▶ **Task goal**
Among the entries below, extract exactly the lines that run from the one with "What matplotlib code" through the one with "[139, 143, 147, 151, 155]]", both ends included.

▶ **Given entries**
───

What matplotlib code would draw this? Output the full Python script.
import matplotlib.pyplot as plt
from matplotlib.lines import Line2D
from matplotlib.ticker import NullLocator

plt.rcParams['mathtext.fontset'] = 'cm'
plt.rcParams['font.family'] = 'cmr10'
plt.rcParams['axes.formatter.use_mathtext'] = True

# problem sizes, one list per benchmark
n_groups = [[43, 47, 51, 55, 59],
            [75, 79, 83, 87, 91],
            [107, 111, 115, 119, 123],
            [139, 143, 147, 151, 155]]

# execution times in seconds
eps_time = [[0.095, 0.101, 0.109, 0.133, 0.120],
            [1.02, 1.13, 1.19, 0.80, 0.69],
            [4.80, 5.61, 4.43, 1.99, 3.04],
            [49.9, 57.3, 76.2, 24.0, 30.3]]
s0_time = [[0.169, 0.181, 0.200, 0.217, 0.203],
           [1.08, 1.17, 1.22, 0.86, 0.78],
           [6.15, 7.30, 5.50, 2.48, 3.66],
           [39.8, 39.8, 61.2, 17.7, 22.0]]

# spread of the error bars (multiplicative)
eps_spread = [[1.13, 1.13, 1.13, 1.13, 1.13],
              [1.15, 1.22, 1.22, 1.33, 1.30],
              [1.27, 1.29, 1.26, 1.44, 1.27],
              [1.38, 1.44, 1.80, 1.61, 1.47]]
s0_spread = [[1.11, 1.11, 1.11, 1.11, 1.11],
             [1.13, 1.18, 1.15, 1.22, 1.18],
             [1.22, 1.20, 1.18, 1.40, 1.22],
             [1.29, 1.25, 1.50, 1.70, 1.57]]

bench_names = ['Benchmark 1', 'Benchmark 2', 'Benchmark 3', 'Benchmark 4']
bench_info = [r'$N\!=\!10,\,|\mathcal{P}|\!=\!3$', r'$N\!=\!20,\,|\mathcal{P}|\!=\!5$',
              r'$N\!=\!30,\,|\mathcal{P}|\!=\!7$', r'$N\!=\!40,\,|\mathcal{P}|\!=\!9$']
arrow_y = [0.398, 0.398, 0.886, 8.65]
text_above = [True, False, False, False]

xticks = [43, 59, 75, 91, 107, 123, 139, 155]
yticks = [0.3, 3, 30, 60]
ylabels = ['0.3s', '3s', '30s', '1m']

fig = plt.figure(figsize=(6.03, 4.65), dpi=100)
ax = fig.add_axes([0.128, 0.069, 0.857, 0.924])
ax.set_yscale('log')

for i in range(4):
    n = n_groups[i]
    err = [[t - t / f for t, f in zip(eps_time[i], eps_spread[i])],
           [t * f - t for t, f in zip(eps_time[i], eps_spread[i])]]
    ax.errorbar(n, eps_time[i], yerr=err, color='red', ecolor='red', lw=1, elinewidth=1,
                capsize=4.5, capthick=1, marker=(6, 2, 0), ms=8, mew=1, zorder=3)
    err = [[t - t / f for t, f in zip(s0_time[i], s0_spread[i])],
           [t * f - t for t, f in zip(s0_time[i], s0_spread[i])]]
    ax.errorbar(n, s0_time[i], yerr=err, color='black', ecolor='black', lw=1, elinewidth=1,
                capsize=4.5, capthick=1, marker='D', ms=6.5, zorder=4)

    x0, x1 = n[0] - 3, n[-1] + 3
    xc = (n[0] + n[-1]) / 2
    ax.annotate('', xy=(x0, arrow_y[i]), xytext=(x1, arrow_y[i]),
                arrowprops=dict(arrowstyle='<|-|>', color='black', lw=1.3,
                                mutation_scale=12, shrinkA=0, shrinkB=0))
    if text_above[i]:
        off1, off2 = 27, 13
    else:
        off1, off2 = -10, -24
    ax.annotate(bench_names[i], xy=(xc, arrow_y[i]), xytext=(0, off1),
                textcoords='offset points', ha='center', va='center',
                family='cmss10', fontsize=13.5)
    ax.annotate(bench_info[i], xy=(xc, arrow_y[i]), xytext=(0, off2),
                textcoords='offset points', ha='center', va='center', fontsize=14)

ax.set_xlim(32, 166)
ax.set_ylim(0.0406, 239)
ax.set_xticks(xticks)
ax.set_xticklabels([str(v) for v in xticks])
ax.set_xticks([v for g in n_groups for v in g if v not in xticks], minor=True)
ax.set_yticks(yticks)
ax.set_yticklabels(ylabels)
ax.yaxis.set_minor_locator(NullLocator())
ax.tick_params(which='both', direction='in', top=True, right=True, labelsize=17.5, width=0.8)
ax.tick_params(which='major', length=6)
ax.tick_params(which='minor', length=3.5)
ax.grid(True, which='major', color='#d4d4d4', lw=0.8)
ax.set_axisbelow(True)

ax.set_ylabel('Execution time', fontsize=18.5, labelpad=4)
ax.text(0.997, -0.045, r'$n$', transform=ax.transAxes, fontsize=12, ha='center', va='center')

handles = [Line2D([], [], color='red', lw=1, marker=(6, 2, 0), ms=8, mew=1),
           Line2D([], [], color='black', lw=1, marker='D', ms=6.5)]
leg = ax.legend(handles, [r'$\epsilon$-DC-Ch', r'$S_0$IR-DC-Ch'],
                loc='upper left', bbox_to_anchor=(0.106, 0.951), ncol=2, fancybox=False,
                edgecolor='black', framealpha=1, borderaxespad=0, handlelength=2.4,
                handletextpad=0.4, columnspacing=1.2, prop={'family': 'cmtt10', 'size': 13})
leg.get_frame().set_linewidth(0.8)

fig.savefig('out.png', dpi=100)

───

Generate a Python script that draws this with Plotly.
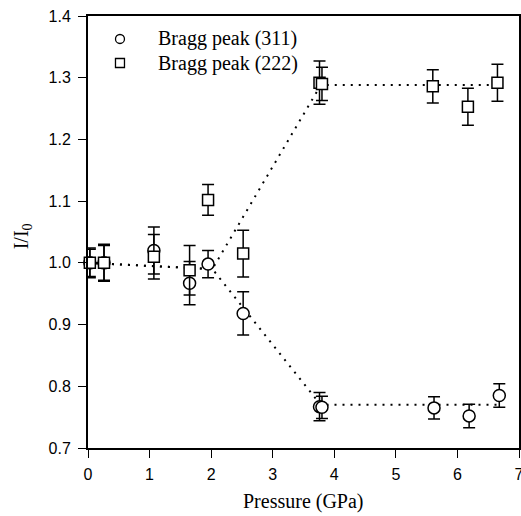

───

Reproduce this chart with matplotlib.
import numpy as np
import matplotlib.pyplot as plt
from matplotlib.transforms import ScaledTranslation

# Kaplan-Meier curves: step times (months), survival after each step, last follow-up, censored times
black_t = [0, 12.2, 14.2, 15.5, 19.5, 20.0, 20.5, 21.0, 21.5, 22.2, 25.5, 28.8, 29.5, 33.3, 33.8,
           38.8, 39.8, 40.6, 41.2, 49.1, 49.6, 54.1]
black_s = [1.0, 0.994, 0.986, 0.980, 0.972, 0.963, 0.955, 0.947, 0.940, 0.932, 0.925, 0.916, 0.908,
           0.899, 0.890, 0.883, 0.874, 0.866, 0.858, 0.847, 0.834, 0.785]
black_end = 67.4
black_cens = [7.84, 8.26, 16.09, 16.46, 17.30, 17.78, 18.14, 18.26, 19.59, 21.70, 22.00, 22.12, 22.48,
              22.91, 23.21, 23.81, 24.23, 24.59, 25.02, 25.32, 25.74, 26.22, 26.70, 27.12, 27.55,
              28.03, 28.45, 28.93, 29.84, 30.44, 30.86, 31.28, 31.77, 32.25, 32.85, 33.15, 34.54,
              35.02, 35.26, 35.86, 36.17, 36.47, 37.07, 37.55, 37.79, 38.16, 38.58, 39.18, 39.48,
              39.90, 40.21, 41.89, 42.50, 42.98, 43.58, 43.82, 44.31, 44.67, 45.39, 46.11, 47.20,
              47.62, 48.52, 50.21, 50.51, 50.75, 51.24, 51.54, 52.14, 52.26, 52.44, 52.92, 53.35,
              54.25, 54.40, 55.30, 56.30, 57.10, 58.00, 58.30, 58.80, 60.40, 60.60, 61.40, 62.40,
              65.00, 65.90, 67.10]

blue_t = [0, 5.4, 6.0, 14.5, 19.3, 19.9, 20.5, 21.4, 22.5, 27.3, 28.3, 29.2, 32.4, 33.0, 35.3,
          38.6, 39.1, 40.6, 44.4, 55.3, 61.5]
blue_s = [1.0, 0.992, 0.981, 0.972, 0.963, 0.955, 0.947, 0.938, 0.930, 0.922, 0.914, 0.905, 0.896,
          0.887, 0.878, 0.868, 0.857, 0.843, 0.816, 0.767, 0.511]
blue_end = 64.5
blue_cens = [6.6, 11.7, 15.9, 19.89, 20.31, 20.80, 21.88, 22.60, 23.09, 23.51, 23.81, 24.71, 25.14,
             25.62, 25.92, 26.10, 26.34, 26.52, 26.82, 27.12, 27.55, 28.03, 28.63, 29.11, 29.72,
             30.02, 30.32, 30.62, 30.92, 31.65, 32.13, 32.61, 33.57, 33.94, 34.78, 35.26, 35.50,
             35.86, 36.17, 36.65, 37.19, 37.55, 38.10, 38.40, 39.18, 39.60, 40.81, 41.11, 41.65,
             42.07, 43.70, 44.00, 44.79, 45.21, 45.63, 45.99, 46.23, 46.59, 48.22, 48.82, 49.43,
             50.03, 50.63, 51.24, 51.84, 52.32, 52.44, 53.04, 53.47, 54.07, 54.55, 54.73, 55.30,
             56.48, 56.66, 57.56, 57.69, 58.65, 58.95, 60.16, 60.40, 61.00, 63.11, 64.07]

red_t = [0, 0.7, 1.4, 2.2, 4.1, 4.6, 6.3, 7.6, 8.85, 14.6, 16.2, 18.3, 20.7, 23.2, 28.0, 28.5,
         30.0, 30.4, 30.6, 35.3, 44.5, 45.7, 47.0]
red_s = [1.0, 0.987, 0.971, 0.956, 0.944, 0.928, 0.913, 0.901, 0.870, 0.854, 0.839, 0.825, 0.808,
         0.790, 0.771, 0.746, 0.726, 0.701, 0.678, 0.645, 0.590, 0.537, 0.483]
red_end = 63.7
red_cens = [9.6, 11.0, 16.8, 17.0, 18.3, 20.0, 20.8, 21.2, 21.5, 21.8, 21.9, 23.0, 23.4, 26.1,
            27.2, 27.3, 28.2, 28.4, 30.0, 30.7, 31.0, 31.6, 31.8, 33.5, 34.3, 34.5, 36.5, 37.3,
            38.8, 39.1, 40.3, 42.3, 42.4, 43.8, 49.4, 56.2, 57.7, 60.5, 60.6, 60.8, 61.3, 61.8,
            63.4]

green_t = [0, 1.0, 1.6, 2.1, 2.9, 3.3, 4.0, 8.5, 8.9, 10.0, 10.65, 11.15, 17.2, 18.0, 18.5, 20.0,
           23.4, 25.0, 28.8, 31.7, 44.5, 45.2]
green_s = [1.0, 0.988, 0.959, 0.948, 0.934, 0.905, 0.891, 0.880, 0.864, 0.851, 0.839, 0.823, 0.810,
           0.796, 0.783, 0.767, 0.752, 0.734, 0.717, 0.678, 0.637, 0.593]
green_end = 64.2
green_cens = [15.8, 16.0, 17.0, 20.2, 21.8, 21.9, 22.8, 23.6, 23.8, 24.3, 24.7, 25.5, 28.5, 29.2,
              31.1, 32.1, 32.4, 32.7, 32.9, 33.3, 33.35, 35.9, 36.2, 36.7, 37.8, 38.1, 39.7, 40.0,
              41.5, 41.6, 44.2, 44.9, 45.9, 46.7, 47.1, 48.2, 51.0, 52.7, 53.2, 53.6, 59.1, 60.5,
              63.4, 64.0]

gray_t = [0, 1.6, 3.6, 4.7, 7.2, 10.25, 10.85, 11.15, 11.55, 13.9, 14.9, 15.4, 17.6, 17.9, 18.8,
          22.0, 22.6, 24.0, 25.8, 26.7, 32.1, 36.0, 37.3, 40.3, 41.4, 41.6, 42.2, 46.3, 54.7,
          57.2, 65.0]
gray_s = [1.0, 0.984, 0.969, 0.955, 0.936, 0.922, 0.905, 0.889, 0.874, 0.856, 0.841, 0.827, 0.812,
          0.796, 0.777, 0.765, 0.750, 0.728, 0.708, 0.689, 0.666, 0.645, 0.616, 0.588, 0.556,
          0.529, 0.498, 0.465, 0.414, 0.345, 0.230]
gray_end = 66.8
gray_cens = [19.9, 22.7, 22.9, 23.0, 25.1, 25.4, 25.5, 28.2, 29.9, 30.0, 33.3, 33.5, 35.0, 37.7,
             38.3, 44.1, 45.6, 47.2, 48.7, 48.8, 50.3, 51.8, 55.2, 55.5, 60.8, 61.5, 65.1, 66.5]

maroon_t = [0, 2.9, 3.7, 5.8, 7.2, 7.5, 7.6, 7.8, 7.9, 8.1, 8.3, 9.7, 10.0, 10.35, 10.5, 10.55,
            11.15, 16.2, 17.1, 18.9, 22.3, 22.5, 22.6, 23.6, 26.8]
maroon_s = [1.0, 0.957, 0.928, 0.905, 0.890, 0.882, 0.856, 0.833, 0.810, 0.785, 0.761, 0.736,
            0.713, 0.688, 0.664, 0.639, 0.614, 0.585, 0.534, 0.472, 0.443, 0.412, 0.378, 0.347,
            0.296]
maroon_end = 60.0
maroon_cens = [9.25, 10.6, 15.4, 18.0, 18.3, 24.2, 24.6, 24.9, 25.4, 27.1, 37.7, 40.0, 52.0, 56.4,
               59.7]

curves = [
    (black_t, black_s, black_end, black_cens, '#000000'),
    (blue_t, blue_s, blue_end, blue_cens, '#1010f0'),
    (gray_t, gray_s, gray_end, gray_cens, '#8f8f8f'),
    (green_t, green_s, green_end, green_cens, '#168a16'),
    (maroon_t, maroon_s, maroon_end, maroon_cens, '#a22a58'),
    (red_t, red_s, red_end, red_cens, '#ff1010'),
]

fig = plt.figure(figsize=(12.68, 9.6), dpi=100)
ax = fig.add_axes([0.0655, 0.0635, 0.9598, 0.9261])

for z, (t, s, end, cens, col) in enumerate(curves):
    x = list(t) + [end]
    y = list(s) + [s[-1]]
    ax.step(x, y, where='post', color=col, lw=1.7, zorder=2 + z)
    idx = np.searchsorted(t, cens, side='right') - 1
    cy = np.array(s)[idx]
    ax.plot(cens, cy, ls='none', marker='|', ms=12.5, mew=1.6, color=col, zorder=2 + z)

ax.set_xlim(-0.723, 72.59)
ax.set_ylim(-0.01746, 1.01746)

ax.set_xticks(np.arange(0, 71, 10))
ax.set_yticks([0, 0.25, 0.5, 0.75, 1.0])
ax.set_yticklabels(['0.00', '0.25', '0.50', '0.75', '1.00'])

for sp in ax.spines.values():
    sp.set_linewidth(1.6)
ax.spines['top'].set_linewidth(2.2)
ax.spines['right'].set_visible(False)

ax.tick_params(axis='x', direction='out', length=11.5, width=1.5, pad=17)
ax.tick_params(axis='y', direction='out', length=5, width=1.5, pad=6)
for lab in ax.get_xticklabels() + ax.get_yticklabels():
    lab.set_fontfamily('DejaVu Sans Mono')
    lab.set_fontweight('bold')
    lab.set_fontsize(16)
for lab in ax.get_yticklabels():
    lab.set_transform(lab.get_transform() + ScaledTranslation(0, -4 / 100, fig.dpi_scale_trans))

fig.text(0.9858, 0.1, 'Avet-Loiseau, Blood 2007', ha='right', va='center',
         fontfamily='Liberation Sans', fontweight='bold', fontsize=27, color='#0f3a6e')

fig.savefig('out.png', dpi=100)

───

▶ **Correct answer**
What matplotlib code would draw this? Output the full Python script.
import matplotlib.pyplot as plt
from matplotlib.lines import Line2D
from matplotlib.ticker import NullLocator

plt.rcParams['mathtext.fontset'] = 'cm'
plt.rcParams['font.family'] = 'cmr10'
plt.rcParams['axes.formatter.use_mathtext'] = True

# problem sizes, one list per benchmark
n_groups = [[43, 47, 51, 55, 59],
            [75, 79, 83, 87, 91],
            [107, 111, 115, 119, 123],
            [139, 143, 147, 151, 155]]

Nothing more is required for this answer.